In an era long before our on-demand news and non-stop advertising, boat manufacturers often resorted to a coordinated publicity stunt in order to break into the public consciousness. Gar Wood and Dart raced speedy passenger trains, Huckins coordinated a cruiser race up the Atlantic coast (which Kermath also used to their advertising advantage), and Dee Wite sponsored an ambitious 5,000 mile endurance run of the Great Loop, from Detroit to the Atlantic, across the Gulf of Mexico, up the Mississippi River to the Great Lakes and back to Detroit.
The endurance run stunt had been used before, but in late-1930 Dee Wite grabbed extra publicity by featuring two young ladies as pilots for the first (and most publicized) half of the journey. The trip was overseen by the APBA and well-coordinated to maximize the marketing potential, with photographers, reporters, and film cameras at every stop along the way.
Maude Hughes and Peggy Radcliffe were chosen for the job due to their experience racing at regattas throughout the country. They began their trip in Detroit, Michigan in early November, 1930, not necessarily the most ideal time of year to start a 5,000-mile journey, but a timely lead-up to the NYC National Motor Boat Show in January. Maude and Peggy were piloting a 22-ft Dee Wite powered by an 8-cylinder Lodge motor, which required gaskets replaced and broken valve springs replaced during the trip.

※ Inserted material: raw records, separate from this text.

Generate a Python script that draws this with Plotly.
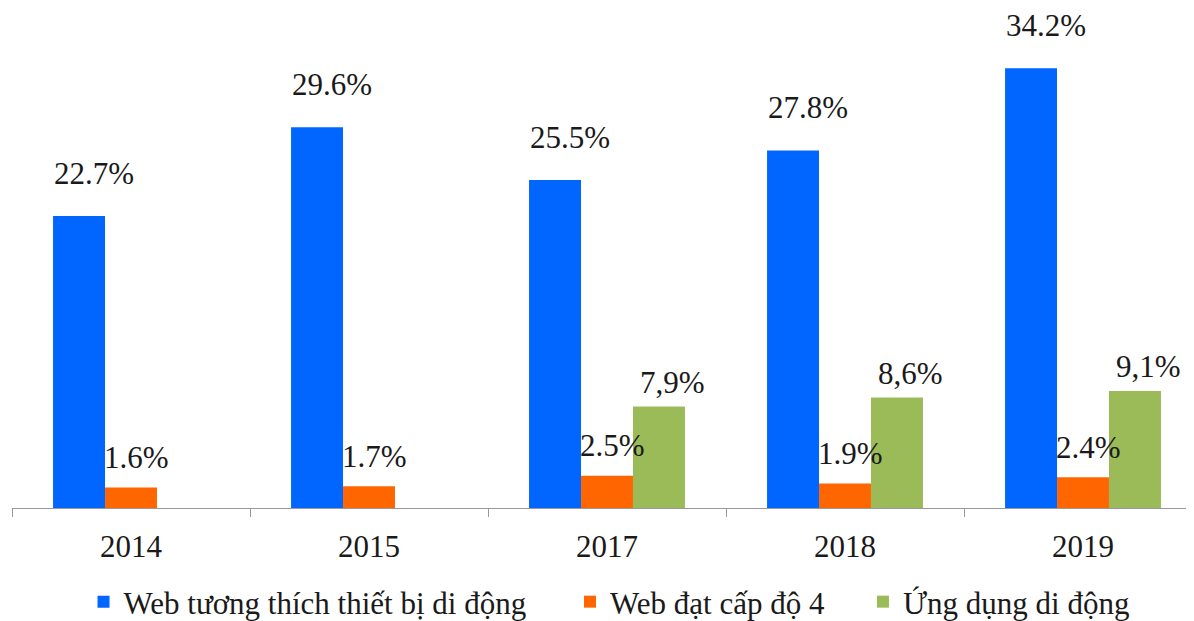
import plotly.graph_objects as go

YEARS = ["2014", "2015", "2017", "2018", "2019"]

WEB_MOBILE = [22.7, 29.6, 25.5, 27.8, 34.2]
WEB_LEVEL4 = [1.6, 1.7, 2.5, 1.9, 2.4]
APP_MOBILE = [None, None, 7.9, 8.6, 9.1]

WEB_MOBILE_TXT = ["22.7%", "29.6%", "25.5%", "27.8%", "34.2%"]
WEB_LEVEL4_TXT = ["1.6%", "1.7%", "2.5%", "1.9%", "2.4%"]
APP_MOBILE_TXT = [None, None, "7,9%", "8,6%", "9,1%"]

NAMES = ["Web tương thích thiết bị di động", "Web đạt cấp độ 4", "Ứng dụng di động"]

BLUE = "#0066FF"
ORANGE = "#FF6600"
GREEN = "#9BBB59"
TEXT = "#1A1A1A"
FONT = "Liberation Serif"

fig = go.Figure()
series = [
    (NAMES[0], WEB_MOBILE, BLUE, "legend"),
    (NAMES[1], WEB_LEVEL4, ORANGE, "legend2"),
    (NAMES[2], APP_MOBILE, GREEN, "legend3"),
]
for name, vals, col, lg in series:
    fig.add_trace(go.Bar(
        name=name, x=YEARS, y=vals, legend=lg,
        marker=dict(color=col, line=dict(width=0)),
    ))

# value labels (offset in pixels from the group centre)
labels = [
    (WEB_MOBILE, WEB_MOBILE_TXT, -37, 43),
    (WEB_LEVEL4, WEB_LEVEL4_TXT, 5, 30),
    (APP_MOBILE, APP_MOBILE_TXT, 65, 24),
]
for vals, txts, dx, dy in labels:
    for i, (v, t) in enumerate(zip(vals, txts)):
        if v is None:
            continue
        fig.add_annotation(
            x=i, y=v, text=t, showarrow=False,
            xshift=dx, yshift=dy, yanchor="middle",
            font=dict(family=FONT, size=31, color=TEXT),
        )

legend_style = dict(
    orientation="h", y=-0.188, yanchor="middle", xanchor="left",
    font=dict(family=FONT, size=31, color=TEXT),
    itemwidth=30, bgcolor="rgba(0,0,0,0)",
)

fig.update_layout(
    width=1194, height=621,
    plot_bgcolor="white", paper_bgcolor="white",
    font=dict(family=FONT, size=31, color=TEXT),
    margin=dict(l=4, r=0, t=0, b=121, autoexpand=False),
    barmode="group", bargap=0.345, bargroupgap=0,
    showlegend=True,
    legend=dict(x=0.0601, **legend_style),
    legend2=dict(x=0.4689, **legend_style),
    legend3=dict(x=0.7151, **legend_style),
    xaxis=dict(
        type="category", range=[-0.5, 4.5],
        showline=True, linecolor="#999999", linewidth=1,
        ticks="outside", tickson="boundaries", ticklen=8, tickcolor="#999999",
        showgrid=False, zeroline=False, automargin=False,
        tickfont=dict(family=FONT, size=31, color=TEXT),
        ticklabelstandoff=11,
    ),
    yaxis=dict(
        range=[0, 38.88], visible=False, showgrid=False, zeroline=False,
    ),
)

fig.write_html("out.html")
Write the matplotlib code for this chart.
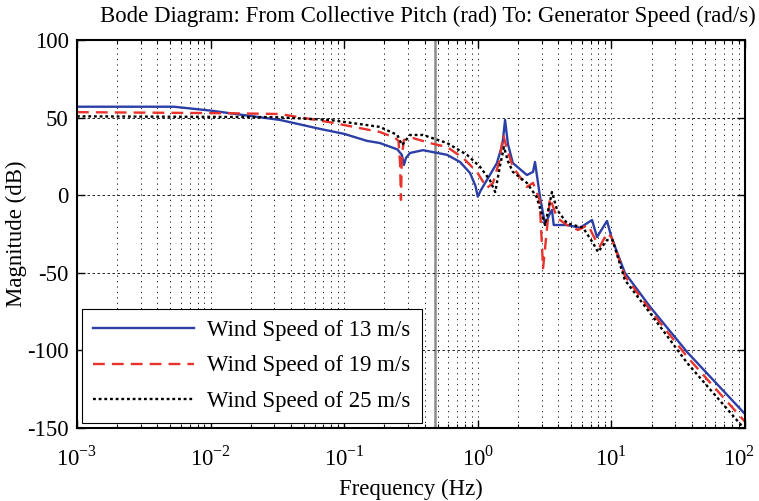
import matplotlib
matplotlib.use("Agg")
import matplotlib.pyplot as plt
import matplotlib.transforms as mtransforms
from matplotlib.ticker import LogLocator, FixedLocator, NullFormatter
import numpy as np

plt.rcParams['font.family'] = 'Liberation Serif'
plt.rcParams['mathtext.fontset'] = 'custom'
plt.rcParams['mathtext.rm'] = 'Liberation Serif'
plt.rcParams['axes.unicode_minus'] = False

# frequency (Hz) / magnitude (dB)
f_13 = [0.001, 0.0053, 0.01, 0.02, 0.033, 0.066, 0.1, 0.148, 0.185, 0.25, 0.27, 0.28,
        0.29, 0.311, 0.389, 0.589, 0.736, 0.875, 0.96, 1.0, 1.05, 1.17, 1.39, 1.53,
        1.60, 1.68, 1.83, 2.33, 2.59, 2.68, 2.92, 3.19, 3.45, 3.59, 3.7, 4.65, 5.82,
        7.16, 7.8, 9.27, 10.0, 12.6, 19.5, 36.8, 100]
m_13 = [57, 57, 54.5, 51, 48.5, 42.7, 39.5, 35, 33.6, 29.5, 26, 19.5,
        24, 27.2, 29, 26, 21.4, 14.3, 6, -1, 3, 9.8, 20.7, 33,
        48.5, 33, 20.7, 13, 15, 21.4, -1, -19, -12, -9.5, -19.2, -19.2, -21,
        -16, -27, -16.6, -27, -50, -72, -101, -141]

f_19 = [0.001, 0.014, 0.033, 0.078, 0.185, 0.24, 0.255, 0.262, 0.266, 0.27, 0.28,
        0.327, 0.438, 0.589, 0.776, 0.986, 1.17, 1.3, 1.45, 1.55, 1.65, 1.83, 2.33,
        2.59, 2.9, 3.08, 3.47, 3.92, 4.65, 5.62, 6.68, 7.8, 8.2, 9.27, 10.0, 12.6,
        19.5, 36.8, 100]
m_19 = [53.5, 52.8, 52.3, 47, 40.7, 37, 35, 20, -3, 25, 35.6,
        36.8, 33.6, 31, 24, 15, 4.6, 7.9, 22, 38.8, 30, 18.2, 5.3,
        7.9, -3, -47, -1.8, -14.7, -19.2, -22.4, -19.2, -30.8, -33, -24.4, -27, -52,
        -74, -104, -146]

f_25 = [0.001, 0.03, 0.078, 0.185, 0.25, 0.271, 0.311, 0.389, 0.589, 0.83, 1.04,
        1.23, 1.35, 1.47, 1.57, 1.68, 1.83, 2.33, 2.75, 3.19, 3.59, 3.92, 4.65, 6.14,
        7.28, 7.94, 9.27, 10.2, 12.6, 19.5, 36.8, 100]
m_25 = [50.8, 50.3, 48.5, 44, 38.8, 32.3, 38.8, 38.8, 33.6, 26, 18.2,
        9.8, 2, 19.5, 31, 22, 15, 7.9, -1, -19.2, 2, -9.5, -18, -21,
        -30.8, -36.6, -28.9, -28.9, -54.6, -76, -108, -151]

labels = ['Wind Speed of 13 m/s', 'Wind Speed of 19 m/s', 'Wind Speed of 25 m/s']
x_ticks = [1e-3, 1e-2, 1e-1, 1e0, 1e1, 1e2]
x_ticklabels = ['$10^{-3}$', '$10^{-2}$', '$10^{-1}$', '$10^{0}$', '$10^{1}$', '$10^{2}$']
y_ticks = [-150, -100, -50, 0, 50, 100]

FS = 16.4

fig = plt.figure(figsize=(7.59, 5.01), dpi=100)
ax = fig.add_axes([0.1014, 0.1457, 0.8802, 0.7745])

ax.plot(f_13, m_13, color='#2b3fa6', lw=1.7, label=labels[0])
ax.plot(f_19, m_19, color='#e8322b', lw=1.7, ls=(0, (5, 3)), label=labels[1])
ax.plot(f_25, m_25, color='black', lw=1.7, ls=(0, (1.2, 1.2)), label=labels[2])
ax.axvline(0.479, color='#8c8c8c', lw=1.8, zorder=1)

ax.set_xscale('log')
ax.set_xlim(1e-3, 1e2)
ax.set_ylim(-150, 100)
ax.yaxis.set_major_locator(FixedLocator(y_ticks))
ax.set_xticks(x_ticks, x_ticklabels)
ax.xaxis.set_minor_locator(LogLocator(base=10, subs=np.arange(2, 10), numticks=20))
ax.xaxis.set_minor_formatter(NullFormatter())

ax.grid(True, which='major', axis='y', color='black', lw=0.6, ls=(0, (3, 3)))
ax.grid(True, which='both', axis='x', color='black', lw=0.6, ls=(0, (1.5, 5)))

ax.tick_params(which='both', direction='in', top=True, right=True, labelsize=FS)
ax.tick_params(which='major', length=6, width=1)
ax.tick_params(which='minor', length=3, width=0.8)
ax.tick_params(axis='x', which='major', pad=13)
ax.tick_params(axis='y', which='major', pad=6)
for s in ax.spines.values():
    s.set_linewidth(1.5)

ax.set_xlabel('Frequency (Hz)', fontsize=FS, labelpad=6)
ax.set_ylabel('Magnitude (dB)', fontsize=FS, labelpad=0)
fig.text(428 / 759, 1 - 22 / 501,
         'Bode Diagram: From Collective Pitch (rad) To: Generator Speed (rad/s)',
         fontsize=FS, ha='center', va='baseline')

leg = ax.legend(loc='lower left', fontsize=FS, fancybox=False, framealpha=1,
                edgecolor='black', handlelength=4.4, handletextpad=0.6,
                borderpad=0.5, borderaxespad=0.22, labelspacing=0.62)
leg.get_frame().set_linewidth(0.8)

# nudge the 10^2 label so it stays inside the figure
last = ax.xaxis.get_major_ticks()[-1].label1
last.set_transform(last.get_transform() +
                   mtransforms.ScaledTranslation(-4 / 72, 0, fig.dpi_scale_trans))

fig.savefig('out.png', dpi=100)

They reached New York by November 3 and Miami by November 15. At Miami they passed the baton to a second team of Dee Wite employees, who continued across the Gulf of Mexico and up the Mississippi to St. Louis. This is as far as the ice would permit them, forcing them to abandon the ambitious original goal of reaching Detroit. The official mileage covered was 4,430 miles, with a run time of 248 hours and two minutes. The stunt apparently had the desired result, as Dee Wite reported record sales numbers in the March 1931 issue of Motor Boating magazine.